# how to judge a car show?



## storey (Apr 25, 2004)

ok, i am in the army and volenteared to judge our brigade car show due to i am one of the more knowlegable car guys and i wanted to help out. only thing is i am all about performance and i have never been in a car show let alone judged one. cars will be judged in three catagories: engine & performance, exterior/interior styling , and car audio/video.

can anyone give me some pointers?

my main concern is the scoring, i don't know how the scoring is done at a car show.

if someone can an post a score sheet from a previous car show that they attended or judged that would be great.

thanks

aaron storey


----------



## samo (Apr 30, 2002)

Points are usually awarded for quantity and quality for each category. For body modifications, for instance, you may get one point for each significant modification, but say, for instance, a person has a full CF bodykit that was imported from Japan and cost a fortune, they may get an extra point or half-point for that extra quality. Well-done modifications count extra, too. The difference between a slapped-on Importscam body kit and a real C-West kit that's been molded on perfectly can be a big difference in point scores.

The same goes for AV stuff as well, although the quanitity scoring can be a bit different. Since some people run a ridiculous amount of gear, one point per component simply doesn't work. Award points on quantity and quality, so someone with 5 Pyle screens doesn't beat out someone who has spent the money to buy a nice pair of ICON screens. Use your best judgement, and remember, it's not about what YOU like, shows are about wild cars that demonstrate the epitome of modification.


----------



## storey (Apr 25, 2004)

thanks for the help

aaron storey


----------



## Binger (Aug 29, 2002)

When I judge small local shows I really take safety into consideration. If the stereo wires are every were and the sub box is just sliding around thats bad.
But if you can grab the diffrent components of the stereo and shake them and it moves the whole car thats great.
Alot of it has to do with common sence


----------



## lshadoff (Nov 26, 2002)

How much freedom do you have in scoring and awards? I assume that the goal of the show is to reward the owners for the hard work they have put into their cars. It would be nice if you could break down each of the categories and give multiple awards. For example it you could give an award for "Best Paint", "Most Original", "Most Radical", "Best Upholstry"... and "Best of Show" in the Exterior/Interior Styling category.

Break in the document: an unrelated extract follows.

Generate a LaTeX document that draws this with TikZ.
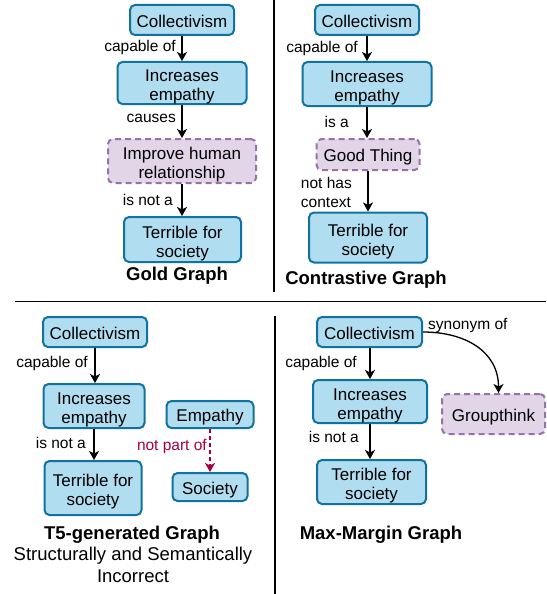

With similar awards in the other categories.

That way there will be a lot of happy participants, and you will get a lot of credit.

Lew


----------



## storey (Apr 25, 2004)

we are going to have 4 catagories: engine and performance, audio and video, interior and exterior styling, and best of show.

the only awards are trophies and bragging rights. this event is more for fun rather than a real competition. as far as scoring goes it will probably be up to me. i may even end up being the only judge (i hope we get at least one more) ,but their is probably only going to be about 20 cars.

aaron storey


----------



## lshadoff (Nov 26, 2002)

storey said:


> we are going to have 4 catagories: engine and performance, audio and video, interior and exterior styling, and best of show.
> 
> the only awards are trophies and bragging rights. this event is more for fun rather than a real competition. as far as scoring goes it will probably be up to me. i may even end up being the only judge (i hope we get at least one more) ,but their is probably only going to be about 20 cars.
> 
> aaron storey


I was thinking something like trophies for best of show and the best in each category, and ribbons (cheap) for sub-categories (which you make up). If there are 20 cars and you can give something to everyone, then there are no losers.

Take it on your own initiative. I'll bet you get accolades from people who count.

Lew


----------



## storey (Apr 25, 2004)

thank you everyone, i feel the car show will be much better due to the advice i have received.

thanks again,

aaron storey


----------